---- Dataset excerpt

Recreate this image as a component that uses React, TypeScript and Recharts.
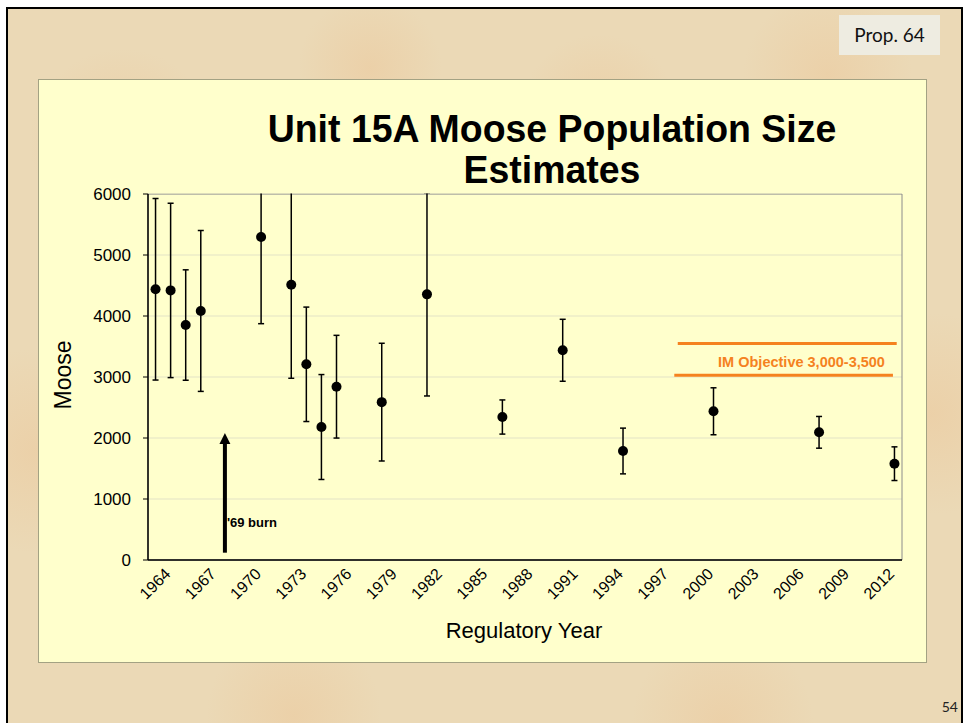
import {
  ScatterChart,
  Scatter,
  XAxis,
  YAxis,
  CartesianGrid,
  ErrorBar,
  ReferenceLine,
  ReferenceArea,
  ReferenceDot,
} from 'recharts'

// survey years and population estimates with their confidence half-widths
const years = [1964, 1965, 1966, 1967, 1971, 1973, 1974, 1975, 1976, 1979, 1982, 1987, 1991, 1995, 2001, 2008, 2013]
const estimates = [4438, 4420, 3852, 4082, 5295, 4513, 3208, 2180, 2841, 2588, 4355, 2344, 3438, 1787, 2438, 2093, 1579]
const margins = [1488, 1430, 905, 1318, 1421, 1534, 938, 860, 842, 965, 1666, 280, 508, 375, 385, 260, 276]

const yearLabels = [1964, 1967, 1970, 1973, 1976, 1979, 1982, 1985, 1988, 1991, 1994, 1997, 2000, 2003, 2006, 2009, 2012]
const yTicks = [0, 1000, 2000, 3000, 4000, 5000, 6000]

const firstYear = 1964
const lastYear = 2013
const yearBounds = Array.from({ length: lastYear - firstYear + 2 }, (_, i) => firstYear - 0.5 + i)

const objectiveLow = 3030
const objectiveHigh = 3550
const burnYear = 1968.6

const points = years.map((year, i) => ({ year, moose: estimates[i], err: margins[i] }))

const FONT = '"Liberation Sans", Arial, sans-serif'
const ORANGE = '#F5821F'

// chart box inside the yellow panel
const CW = 889
const CH = 584
const M = { top: 115, right: 25, left: 0, bottom: 42 }
const Y_W = 110

function YearTick(props: any) {
  const { x, y, payload } = props
  const ax = x + 16
  const ay = y + 14
  return (
    <text
      x={ax}
      y={ay}
      transform={`rotate(-45, ${ax}, ${ay})`}
      textAnchor="end"
      fontSize={16}
      fontFamily={FONT}
      fill="#000"
    >
      {payload.value}
    </text>
  )
}

function Dot(props: any) {
  return <circle cx={props.cx} cy={props.cy} r={5} fill="#000" />
}

function BurnArrow(props: any) {
  const { x1, y1, y2 } = props
  const top = Math.min(y1, y2)
  const bottom = Math.max(y1, y2)
  return (
    <g>
      <line x1={x1} y1={bottom} x2={x1} y2={top + 10} stroke="#000" strokeWidth={4} />
      <polygon points={`${x1 - 5.5},${top + 11} ${x1 + 5.5},${top + 11} ${x1},${top}`} fill="#000" />
    </g>
  )
}

// hide the error bars that run past 6000, keep the axis labels
const plotL = M.left + Y_W + 0.5
const plotR = CW - M.right + 1
const plotT = M.top - 0.5
const chartClip = `polygon(0px 0px, ${plotL}px 0px, ${plotL}px ${plotT}px, ${plotR}px ${plotT}px, ${plotR}px 0px, ${CW}px 0px, ${CW}px ${CH}px, 0px ${CH}px)`

const titleLine = {
  position: 'absolute' as const,
  left: 552 - 360,
  width: 720,
  whiteSpace: 'nowrap' as const,
  textAlign: 'center' as const,
  fontFamily: FONT,
  fontWeight: 'bold' as const,
  fontSize: 39,
  lineHeight: '39px',
  color: '#000',
  transform: 'scaleX(0.96)',
}

export default function App() {
  return (
    <div
      style={{
        position: 'absolute',
        left: 0,
        top: 0,
        width: 966,
        height: 723,
        overflow: 'hidden',
        background: '#fff',
      }}
    >
      <div
        style={{
          position: 'absolute',
          left: 6,
          top: 7,
          width: 957,
          height: 740,
          boxSizing: 'border-box',
          border: '2px solid #000',
          background:
            'radial-gradient(circle at 12% 18%, rgba(236,200,155,0.55), transparent 9%),' +
            'radial-gradient(circle at 38% 8%, rgba(236,200,155,0.5), transparent 8%),' +
            'radial-gradient(circle at 62% 14%, rgba(236,200,155,0.5), transparent 9%),' +
            'radial-gradient(circle at 86% 9%, rgba(236,200,155,0.5), transparent 8%),' +
            'radial-gradient(circle at 3% 60%, rgba(236,200,155,0.5), transparent 10%),' +
            'radial-gradient(circle at 97% 55%, rgba(236,200,155,0.5), transparent 10%),' +
            'radial-gradient(circle at 30% 96%, rgba(236,200,155,0.5), transparent 9%),' +
            'radial-gradient(circle at 75% 97%, rgba(236,200,155,0.5), transparent 9%),' +
            '#EBD9B6',
        }}
      />

      <div
        style={{
          position: 'absolute',
          left: 839,
          top: 15,
          width: 101,
          height: 40,
          background: '#EEECE1',
          fontFamily: 'Lato, "Open Sans", sans-serif',
          fontSize: 19,
          lineHeight: '40px',
          textAlign: 'center',
          color: '#111',
        }}
      >
        Prop. 64
      </div>

      <div
        style={{
          position: 'absolute',
          left: 930,
          top: 697,
          width: 28,
          fontFamily: 'Lato, "Open Sans", sans-serif',
          fontSize: 14,
          lineHeight: '20px',
          textAlign: 'right',
          color: '#222',
        }}
      >
        54
      </div>

      <div
        style={{
          position: 'absolute',
          left: 38,
          top: 79,
          width: CW,
          height: CH,
          boxSizing: 'border-box',
          background: '#FFFFCC',
          border: '1px solid #A3A283',
        }}
      />

      <div style={{ position: 'absolute', left: 38, top: 79, clipPath: chartClip }}>
        <ScatterChart width={CW} height={CH} data={points} margin={M}>
          <CartesianGrid horizontal vertical={false} stroke="#E3E3C6" xAxisId="z1" />
          <ReferenceArea
            xAxisId="z1"
            x1={firstYear - 0.5}
            x2={lastYear + 0.5}
            y1={0}
            y2={6000}
            fill="none"
            stroke="#8C8C8C"
            strokeWidth={1}
          />
          <XAxis
            xAxisId="z1"
            type="number"
            dataKey="year"
            domain={[firstYear - 0.5, lastYear + 0.5]}
            ticks={yearLabels}
            interval={0}
            height={60}
            allowDataOverflow
            axisLine={false}
            tickLine={false}
            tickSize={0}
            tickMargin={0}
            tick={(p: any) => <YearTick {...p} />}
          />
          <XAxis
            xAxisId="a0"
            type="number"
            domain={[firstYear - 0.5, lastYear + 0.5]}
            ticks={yearBounds}
            interval={0}
            tick={false}
            tickSize={5}
            height={1}
            allowDataOverflow
            axisLine={{ stroke: '#000', strokeWidth: 1.5 }}
            tickLine={{ stroke: '#000' }}
          />
          <YAxis
            type="number"
            dataKey="moose"
            domain={[0, 6000]}
            ticks={yTicks}
            interval={0}
            width={Y_W}
            allowDataOverflow
            tickSize={5}
            tickMargin={12}
            axisLine={{ stroke: '#000', strokeWidth: 1.5 }}
            tickLine={{ stroke: '#000' }}
            tick={{ fill: '#000', fontSize: 17, fontFamily: FONT }}
          />
          <ReferenceLine
            xAxisId="z1"
            segment={[
              { x: 1998.63, y: objectiveHigh },
              { x: 2013.15, y: objectiveHigh },
            ]}
            stroke={ORANGE}
            strokeWidth={3}
          />
          <ReferenceLine
            xAxisId="z1"
            segment={[
              { x: 1998.4, y: objectiveLow },
              { x: 2012.9, y: objectiveLow },
            ]}
            stroke={ORANGE}
            strokeWidth={3}
            label={{
              value: 'IM Objective 3,000-3,500',
              position: 'insideBottomRight',
              offset: 8,
              fill: ORANGE,
              fontSize: 14.5,
              fontWeight: 'bold',
              fontFamily: FONT,
            }}
          />
          <ReferenceLine
            xAxisId="z1"
            segment={[
              { x: burnYear, y: 120 },
              { x: burnYear, y: 2080 },
            ]}
            shape={(p: any) => <BurnArrow {...p} />}
          />
          <ReferenceDot
            xAxisId="z1"
            x={burnYear}
            y={623}
            r={0}
            fill="none"
            stroke="none"
            label={{
              value: "'69 burn",
              position: 'right',
              offset: 2,
              fill: '#000',
              fontSize: 13,
              fontWeight: 'bold',
              fontFamily: FONT,
            }}
          />
          <Scatter xAxisId="z1" dataKey="moose" fill="#000" shape={(p: any) => <Dot {...p} />} isAnimationActive={false}>
            <ErrorBar dataKey="err" direction="y" width={3} stroke="#000" strokeWidth={1.5} isAnimationActive={false} />
          </Scatter>
        </ScatterChart>
      </div>

      <div style={{ ...titleLine, top: 109 }}>Unit 15A Moose Population Size</div>
      <div style={{ ...titleLine, top: 150 }}>Estimates</div>

      <div
        style={{
          position: 'absolute',
          left: 63 - 50,
          top: 375 - 14,
          width: 100,
          height: 28,
          lineHeight: '28px',
          textAlign: 'center',
          fontFamily: FONT,
          fontSize: 23,
          color: '#000',
          transform: 'rotate(-90deg)',
        }}
      >
        Moose
      </div>

      <div
        style={{
          position: 'absolute',
          left: 524 - 120,
          top: 631 - 14,
          width: 240,
          height: 28,
          lineHeight: '28px',
          textAlign: 'center',
          fontFamily: FONT,
          fontSize: 22,
          color: '#000',
        }}
      >
        Regulatory Year
      </div>
    </div>
  )
}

--------

__Instructions to follow__
Write down every line from the opening of the listing to the line with "const yTicks = [0, 1000, 2000, 3000, 4000, 5000, 6000]", both included, and nothing else; the pictures are omitted.

__Written answer__
Recreate this image as a component that uses React, TypeScript and Recharts.
import {
  ScatterChart,
  Scatter,
  XAxis,
  YAxis,
  CartesianGrid,
  ErrorBar,
  ReferenceLine,
  ReferenceArea,
  ReferenceDot,
} from 'recharts'

// survey years and population estimates with their confidence half-widths
const years = [1964, 1965, 1966, 1967, 1971, 1973, 1974, 1975, 1976, 1979, 1982, 1987, 1991, 1995, 2001, 2008, 2013]
const estimates = [4438, 4420, 3852, 4082, 5295, 4513, 3208, 2180, 2841, 2588, 4355, 2344, 3438, 1787, 2438, 2093, 1579]
const margins = [1488, 1430, 905, 1318, 1421, 1534, 938, 860, 842, 965, 1666, 280, 508, 375, 385, 260, 276]

const yearLabels = [1964, 1967, 1970, 1973, 1976, 1979, 1982, 1985, 1988, 1991, 1994, 1997, 2000, 2003, 2006, 2009, 2012]
const yTicks = [0, 1000, 2000, 3000, 4000, 5000, 6000]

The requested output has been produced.